I am sorry I can’t hold your sister, cook ground turkey and discuss your science project at the same time. My day was stressful…I can’t do all of that at once. I know most moms, wives and professionals can relate to these statements – that burdensome attitude of being apologetic.
I am sorry I didn’t pick you up on time. You see, I had great intentions, but there was an accident that delayed my arrival. Just so you know, I began packing my things early so I could leave on time. When you irritably asked, “Why are you late picking me up, mommy!”, it was insensitive. I never want to pick you up late, and I tried hard to be there, but things were out of my control. When I am late picking you up, it stresses me even more because you have no idea how much I went through to get to you in that moment. I am sorry child.
I am sorry we don’t have more variety with dinner. Considering we have a rushed 3 hours together between school pick-up, meal preparation, homework and your bed time, the meals I cook are down to a scientific time. I want to make sure you have a quick, balanced meal daily. Yes, some of the chicken or potato pieces may be burned, but it would be nice if you would eat them anyway. If you don’t want them, kindly push them to the side. When you don’t eat because you are tired of eating the same thing, it really hurts my feelings. If you only knew how hard I try for you. I am sorry child.
I am sorry boss. I really wanted to be on time, but my daughter pooped as we headed out the door. As a responsible parent, I had to turn around and change her. It would be irresponsible of me to pack her in the car, fuming, and expect a daycare worker to change her upon arrival. Tomorrow, I will try to add more buffer time in my morning routine. I am sorry boss.
I am sorry again boss. My daughter had a gag reflex and vomited as I was putting her in the car this morning. Just like yesterday, I had to turn around and clean her.
I am tired and sorry boss.
Last time, boss I am sorry. My daughter is becoming independent. She wants to put herself in her car seat and secure her belt. Of course, it takes more time, but I enjoy seeing her develop independence. I will try to rush her next time. I am sorry boss.
I am sorry I can’t hold your sister, cook ground turkey and discuss your science project at the same time.
My day was stressful. I really need to decompress for a minute. I can’t do all of that at once. Forgive me for yelling or cutting you off, but if you could just wait a moment, I can give you some attention. I am sorry child.
I am sorry husband. I am tired and that is not on my radar tonight. Can you help me manage more responsibilities? Maybe that will help alleviate some of my stress and fatigue and give me an opportunity to focus on our intimacy. I am so sorry husband.
I am sorry that I yell so much. Your morning routine sucks. I don’t like redirecting your every task. Wash your face, brush your teeth, pick your clothes up, put lotion on. If you could just take the initiative, consistently, it would save mommy a lot of stress before the day even gets started. I am sorry child.

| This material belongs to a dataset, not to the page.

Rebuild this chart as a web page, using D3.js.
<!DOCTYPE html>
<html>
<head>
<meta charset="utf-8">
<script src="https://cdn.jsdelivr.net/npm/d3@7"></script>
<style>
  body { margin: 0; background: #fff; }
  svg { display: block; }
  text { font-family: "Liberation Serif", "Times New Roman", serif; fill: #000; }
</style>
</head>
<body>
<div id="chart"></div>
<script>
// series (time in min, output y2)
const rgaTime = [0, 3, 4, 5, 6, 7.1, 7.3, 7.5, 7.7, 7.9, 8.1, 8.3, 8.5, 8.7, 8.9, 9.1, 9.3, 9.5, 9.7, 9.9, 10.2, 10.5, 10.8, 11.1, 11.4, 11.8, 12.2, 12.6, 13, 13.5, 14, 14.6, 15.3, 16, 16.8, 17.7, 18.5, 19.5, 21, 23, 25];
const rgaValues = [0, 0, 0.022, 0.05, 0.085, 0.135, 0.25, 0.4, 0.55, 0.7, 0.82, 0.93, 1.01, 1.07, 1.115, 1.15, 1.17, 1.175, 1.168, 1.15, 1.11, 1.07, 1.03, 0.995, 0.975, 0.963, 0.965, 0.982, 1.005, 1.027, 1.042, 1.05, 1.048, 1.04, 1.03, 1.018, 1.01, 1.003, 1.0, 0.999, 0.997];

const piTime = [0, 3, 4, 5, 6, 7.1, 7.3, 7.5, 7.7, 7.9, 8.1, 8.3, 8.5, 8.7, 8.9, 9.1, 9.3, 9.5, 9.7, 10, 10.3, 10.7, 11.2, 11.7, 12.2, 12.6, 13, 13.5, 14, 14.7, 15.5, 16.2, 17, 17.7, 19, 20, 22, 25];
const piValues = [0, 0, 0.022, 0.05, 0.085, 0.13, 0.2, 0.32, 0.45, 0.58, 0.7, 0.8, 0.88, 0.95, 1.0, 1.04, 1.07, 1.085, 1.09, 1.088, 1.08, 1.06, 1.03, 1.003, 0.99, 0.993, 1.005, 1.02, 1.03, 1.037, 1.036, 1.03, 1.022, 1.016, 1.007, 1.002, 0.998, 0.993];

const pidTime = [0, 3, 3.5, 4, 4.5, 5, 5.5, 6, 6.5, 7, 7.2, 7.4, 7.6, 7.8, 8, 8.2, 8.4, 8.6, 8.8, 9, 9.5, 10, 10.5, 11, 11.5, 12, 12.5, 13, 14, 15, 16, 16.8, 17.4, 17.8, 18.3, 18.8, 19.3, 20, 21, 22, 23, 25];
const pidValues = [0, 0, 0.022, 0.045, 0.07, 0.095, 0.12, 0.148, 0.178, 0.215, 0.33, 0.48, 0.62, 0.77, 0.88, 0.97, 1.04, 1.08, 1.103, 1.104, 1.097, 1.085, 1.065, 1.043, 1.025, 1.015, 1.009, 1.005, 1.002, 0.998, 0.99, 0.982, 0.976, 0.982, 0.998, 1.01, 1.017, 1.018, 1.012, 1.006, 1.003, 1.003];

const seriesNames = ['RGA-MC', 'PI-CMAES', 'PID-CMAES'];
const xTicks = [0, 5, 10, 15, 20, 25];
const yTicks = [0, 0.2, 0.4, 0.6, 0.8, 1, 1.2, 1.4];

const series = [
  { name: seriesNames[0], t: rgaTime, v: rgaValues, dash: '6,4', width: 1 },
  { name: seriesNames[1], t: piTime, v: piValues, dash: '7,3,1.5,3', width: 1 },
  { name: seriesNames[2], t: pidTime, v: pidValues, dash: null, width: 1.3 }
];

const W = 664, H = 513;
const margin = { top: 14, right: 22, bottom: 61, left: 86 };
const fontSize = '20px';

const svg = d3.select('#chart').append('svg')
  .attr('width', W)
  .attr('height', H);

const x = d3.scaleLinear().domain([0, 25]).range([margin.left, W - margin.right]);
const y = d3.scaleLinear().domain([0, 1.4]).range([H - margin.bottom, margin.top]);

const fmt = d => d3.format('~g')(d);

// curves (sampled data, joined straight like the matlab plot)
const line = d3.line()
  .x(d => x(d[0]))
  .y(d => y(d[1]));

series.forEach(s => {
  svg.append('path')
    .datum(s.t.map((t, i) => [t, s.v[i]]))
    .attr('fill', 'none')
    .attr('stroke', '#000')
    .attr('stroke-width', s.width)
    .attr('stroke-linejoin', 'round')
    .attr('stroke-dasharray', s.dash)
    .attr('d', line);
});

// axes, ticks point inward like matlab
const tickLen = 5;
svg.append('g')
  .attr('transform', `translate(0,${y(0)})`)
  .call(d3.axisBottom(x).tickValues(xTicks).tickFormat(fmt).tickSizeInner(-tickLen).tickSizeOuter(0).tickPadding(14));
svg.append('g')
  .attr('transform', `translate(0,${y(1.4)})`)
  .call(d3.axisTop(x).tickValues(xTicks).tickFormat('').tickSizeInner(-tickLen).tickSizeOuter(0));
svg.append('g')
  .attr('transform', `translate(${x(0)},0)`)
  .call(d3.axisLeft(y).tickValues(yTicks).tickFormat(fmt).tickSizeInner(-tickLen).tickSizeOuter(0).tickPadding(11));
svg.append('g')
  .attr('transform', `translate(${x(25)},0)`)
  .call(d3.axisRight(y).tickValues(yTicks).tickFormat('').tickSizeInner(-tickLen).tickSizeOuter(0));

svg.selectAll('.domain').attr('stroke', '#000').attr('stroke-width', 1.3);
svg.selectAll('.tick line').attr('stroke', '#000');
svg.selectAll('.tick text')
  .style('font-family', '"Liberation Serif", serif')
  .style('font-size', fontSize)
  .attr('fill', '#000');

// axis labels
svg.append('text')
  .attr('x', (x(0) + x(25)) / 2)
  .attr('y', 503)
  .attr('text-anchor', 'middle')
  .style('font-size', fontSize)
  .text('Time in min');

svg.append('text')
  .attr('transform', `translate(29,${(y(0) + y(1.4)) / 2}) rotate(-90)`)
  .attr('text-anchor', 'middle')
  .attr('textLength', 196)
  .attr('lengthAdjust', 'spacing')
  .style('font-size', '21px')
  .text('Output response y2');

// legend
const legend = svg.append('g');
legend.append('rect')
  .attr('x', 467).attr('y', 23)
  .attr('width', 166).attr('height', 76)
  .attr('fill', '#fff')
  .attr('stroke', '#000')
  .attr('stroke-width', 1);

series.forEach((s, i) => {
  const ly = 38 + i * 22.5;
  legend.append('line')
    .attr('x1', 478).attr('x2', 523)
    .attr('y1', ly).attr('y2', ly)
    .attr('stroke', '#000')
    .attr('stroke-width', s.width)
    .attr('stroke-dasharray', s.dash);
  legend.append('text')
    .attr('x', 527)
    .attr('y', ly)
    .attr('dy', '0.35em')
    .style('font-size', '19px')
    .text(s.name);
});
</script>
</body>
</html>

I know most moms, wives and professionals can relate to these statements – that burdensome attitude of being apologetic. The roles are not only dauting, but no one else seems to acknowledge its physical and emotional depletion but you. There never seems to be a moment to just exist. When those opportunities are presented it’s important to cease the moment and hold on like it may never happen again.
I just want some recognition for making sure we have surplus hand soap to fill all the dispensers in the bathrooms and kitchen. Simple, but true.
Rolandria Boyce is a wife, mother, dancer, public health advocate, and tired because of the aforementioned. 🙂 Moms rule.